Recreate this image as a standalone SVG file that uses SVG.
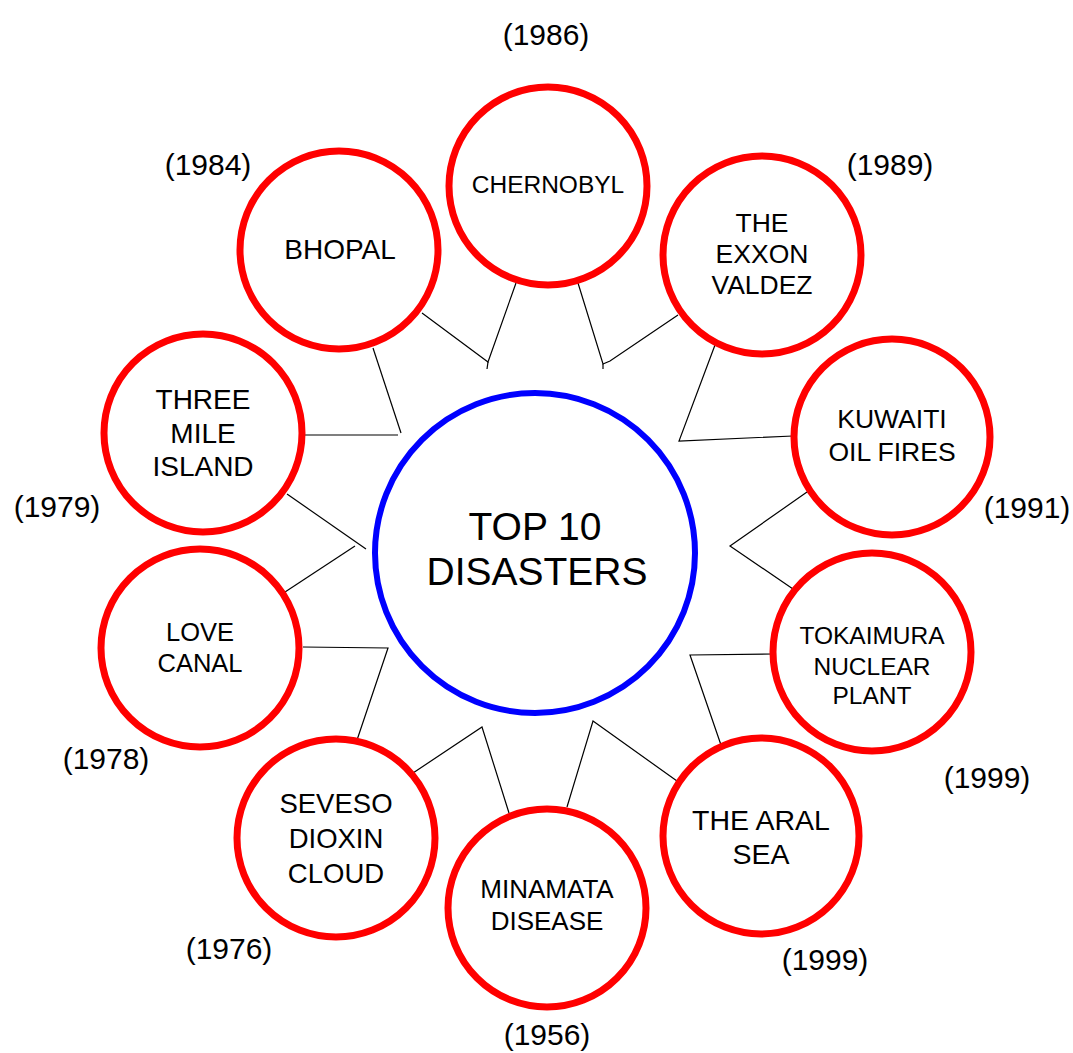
<svg xmlns="http://www.w3.org/2000/svg" width="1073" height="1053" viewBox="0 0 1073 1053">
<style>
.n{fill:#fff;stroke:#ff0000;stroke-width:7}
.c{fill:#fff;stroke:#0000ff;stroke-width:6}
.t{font-family:"Liberation Sans",Arial,sans-serif;fill:#000;text-anchor:middle}
.y{font-family:"Liberation Sans",Arial,sans-serif;fill:#000;text-anchor:middle;font-size:30px}
.l{fill:none;stroke:#000;stroke-width:1.2}
</style>
<rect width="1073" height="1053" fill="#fff"/>
<g id="connectors">
<polyline class="l" points="422,313 488,362 516,283"/>
<line class="l" x1="488" y1="362" x2="487" y2="369"/>
<polyline class="l" points="578,283 603,364 610,361 678,315"/>
<line class="l" x1="603" y1="364" x2="603" y2="369"/>
<polyline class="l" points="373,348 401,433"/>
<polyline class="l" points="303,435 398,435"/>
<polyline class="l" points="715,345 679,441 793,436"/>
<polyline class="l" points="287,494 366,549"/>
<polyline class="l" points="285,592 355,546"/>
<polyline class="l" points="807,492 730,546 793,589"/>
<polyline class="l" points="773,654 690,655 721,745"/>
<polyline class="l" points="303,647 388,648 357,740"/>
<polyline class="l" points="413,773 482,727 509,813"/>
<polyline class="l" points="567,807 593,721 677,781"/>
</g>
<g id="center">
<circle class="c" cx="535" cy="553" r="160"/>
<text class="t" font-size="39" x="535" y="540">TOP 10</text>
<text class="t" font-size="39" x="537" y="585">DISASTERS</text>
</g>
<g id="chernobyl">
<circle class="n" cx="548" cy="186" r="99"/>
<text class="t" font-size="24.5" x="548" y="193">CHERNOBYL</text>
</g>
<g id="bhopal">
<circle class="n" cx="339" cy="250" r="99"/>
<text class="t" font-size="28" x="340" y="259">BHOPAL</text>
</g>
<g id="exxon">
<circle class="n" cx="762" cy="255" r="99"/>
<text class="t" font-size="26.5" x="762" y="232">THE</text>
<text class="t" font-size="26.5" x="762" y="263">EXXON</text>
<text class="t" font-size="26.5" x="762" y="294">VALDEZ</text>
</g>
<g id="threemile">
<circle class="n" cx="203" cy="433" r="99"/>
<text class="t" font-size="28" x="203" y="409">THREE</text>
<text class="t" font-size="28" x="203" y="443">MILE</text>
<text class="t" font-size="28" x="203" y="476">ISLAND</text>
</g>
<g id="kuwaiti">
<circle class="n" cx="892" cy="437" r="98"/>
<text class="t" font-size="26.5" x="892" y="428">KUWAITI</text>
<text class="t" font-size="26.5" x="892" y="461">OIL FIRES</text>
</g>
<g id="lovecanal">
<circle class="n" cx="200" cy="648" r="99"/>
<text class="t" font-size="25.5" x="200" y="641">LOVE</text>
<text class="t" font-size="25.5" x="200" y="672">CANAL</text>
</g>
<g id="tokaimura">
<circle class="n" cx="872" cy="652" r="99"/>
<text class="t" font-size="24.5" x="872" y="644">TOKAIMURA</text>
<text class="t" font-size="24.5" x="872" y="675">NUCLEAR</text>
<text class="t" font-size="24.5" x="872" y="704">PLANT</text>
</g>
<g id="seveso">
<circle class="n" cx="336" cy="838" r="99"/>
<text class="t" font-size="27.5" x="336" y="813">SEVESO</text>
<text class="t" font-size="27.5" x="336" y="848">DIOXIN</text>
<text class="t" font-size="27.5" x="336" y="883">CLOUD</text>
</g>
<g id="minamata">
<circle class="n" cx="547" cy="908" r="99"/>
<text class="t" font-size="26" x="547" y="898">MINAMATA</text>
<text class="t" font-size="26" x="547" y="930">DISEASE</text>
</g>
<g id="aralsea">
<circle class="n" cx="761" cy="836" r="98"/>
<text class="t" font-size="28.5" x="761" y="830">THE ARAL</text>
<text class="t" font-size="28.5" x="761" y="864">SEA</text>
</g>
<g id="years">
<text class="y" x="546" y="45">(1986)</text>
<text class="y" x="208" y="175">(1984)</text>
<text class="y" x="890" y="175">(1989)</text>
<text class="y" x="57" y="517">(1979)</text>
<text class="y" x="1027" y="518">(1991)</text>
<text class="y" x="106" y="769">(1978)</text>
<text class="y" x="987" y="788">(1999)</text>
<text class="y" x="229" y="959">(1976)</text>
<text class="y" x="825" y="970">(1999)</text>
<text class="y" x="547" y="1045">(1956)</text>
</g>
</svg>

-- -- --

• [Goal]
Repeat the data exactly in full, omitting its pictures.

• [Answer to the problem]
Recreate this image as a standalone SVG file that uses SVG.
<svg xmlns="http://www.w3.org/2000/svg" width="1073" height="1053" viewBox="0 0 1073 1053">
<style>
.n{fill:#fff;stroke:#ff0000;stroke-width:7}
.c{fill:#fff;stroke:#0000ff;stroke-width:6}
.t{font-family:"Liberation Sans",Arial,sans-serif;fill:#000;text-anchor:middle}
.y{font-family:"Liberation Sans",Arial,sans-serif;fill:#000;text-anchor:middle;font-size:30px}
.l{fill:none;stroke:#000;stroke-width:1.2}
</style>
<rect width="1073" height="1053" fill="#fff"/>
<g id="connectors">
<polyline class="l" points="422,313 488,362 516,283"/>
<line class="l" x1="488" y1="362" x2="487" y2="369"/>
<polyline class="l" points="578,283 603,364 610,361 678,315"/>
<line class="l" x1="603" y1="364" x2="603" y2="369"/>
<polyline class="l" points="373,348 401,433"/>
<polyline class="l" points="303,435 398,435"/>
<polyline class="l" points="715,345 679,441 793,436"/>
<polyline class="l" points="287,494 366,549"/>
<polyline class="l" points="285,592 355,546"/>
<polyline class="l" points="807,492 730,546 793,589"/>
<polyline class="l" points="773,654 690,655 721,745"/>
<polyline class="l" points="303,647 388,648 357,740"/>
<polyline class="l" points="413,773 482,727 509,813"/>
<polyline class="l" points="567,807 593,721 677,781"/>
</g>
<g id="center">
<circle class="c" cx="535" cy="553" r="160"/>
<text class="t" font-size="39" x="535" y="540">TOP 10</text>
<text class="t" font-size="39" x="537" y="585">DISASTERS</text>
</g>
<g id="chernobyl">
<circle class="n" cx="548" cy="186" r="99"/>
<text class="t" font-size="24.5" x="548" y="193">CHERNOBYL</text>
</g>
<g id="bhopal">
<circle class="n" cx="339" cy="250" r="99"/>
<text class="t" font-size="28" x="340" y="259">BHOPAL</text>
</g>
<g id="exxon">
<circle class="n" cx="762" cy="255" r="99"/>
<text class="t" font-size="26.5" x="762" y="232">THE</text>
<text class="t" font-size="26.5" x="762" y="263">EXXON</text>
<text class="t" font-size="26.5" x="762" y="294">VALDEZ</text>
</g>
<g id="threemile">
<circle class="n" cx="203" cy="433" r="99"/>
<text class="t" font-size="28" x="203" y="409">THREE</text>
<text class="t" font-size="28" x="203" y="443">MILE</text>
<text class="t" font-size="28" x="203" y="476">ISLAND</text>
</g>
<g id="kuwaiti">
<circle class="n" cx="892" cy="437" r="98"/>
<text class="t" font-size="26.5" x="892" y="428">KUWAITI</text>
<text class="t" font-size="26.5" x="892" y="461">OIL FIRES</text>
</g>
<g id="lovecanal">
<circle class="n" cx="200" cy="648" r="99"/>
<text class="t" font-size="25.5" x="200" y="641">LOVE</text>
<text class="t" font-size="25.5" x="200" y="672">CANAL</text>
</g>
<g id="tokaimura">
<circle class="n" cx="872" cy="652" r="99"/>
<text class="t" font-size="24.5" x="872" y="644">TOKAIMURA</text>
<text class="t" font-size="24.5" x="872" y="675">NUCLEAR</text>
<text class="t" font-size="24.5" x="872" y="704">PLANT</text>
</g>
<g id="seveso">
<circle class="n" cx="336" cy="838" r="99"/>
<text class="t" font-size="27.5" x="336" y="813">SEVESO</text>
<text class="t" font-size="27.5" x="336" y="848">DIOXIN</text>
<text class="t" font-size="27.5" x="336" y="883">CLOUD</text>
</g>
<g id="minamata">
<circle class="n" cx="547" cy="908" r="99"/>
<text class="t" font-size="26" x="547" y="898">MINAMATA</text>
<text class="t" font-size="26" x="547" y="930">DISEASE</text>
</g>
<g id="aralsea">
<circle class="n" cx="761" cy="836" r="98"/>
<text class="t" font-size="28.5" x="761" y="830">THE ARAL</text>
<text class="t" font-size="28.5" x="761" y="864">SEA</text>
</g>
<g id="years">
<text class="y" x="546" y="45">(1986)</text>
<text class="y" x="208" y="175">(1984)</text>
<text class="y" x="890" y="175">(1989)</text>
<text class="y" x="57" y="517">(1979)</text>
<text class="y" x="1027" y="518">(1991)</text>
<text class="y" x="106" y="769">(1978)</text>
<text class="y" x="987" y="788">(1999)</text>
<text class="y" x="229" y="959">(1976)</text>
<text class="y" x="825" y="970">(1999)</text>
<text class="y" x="547" y="1045">(1956)</text>
</g>
</svg>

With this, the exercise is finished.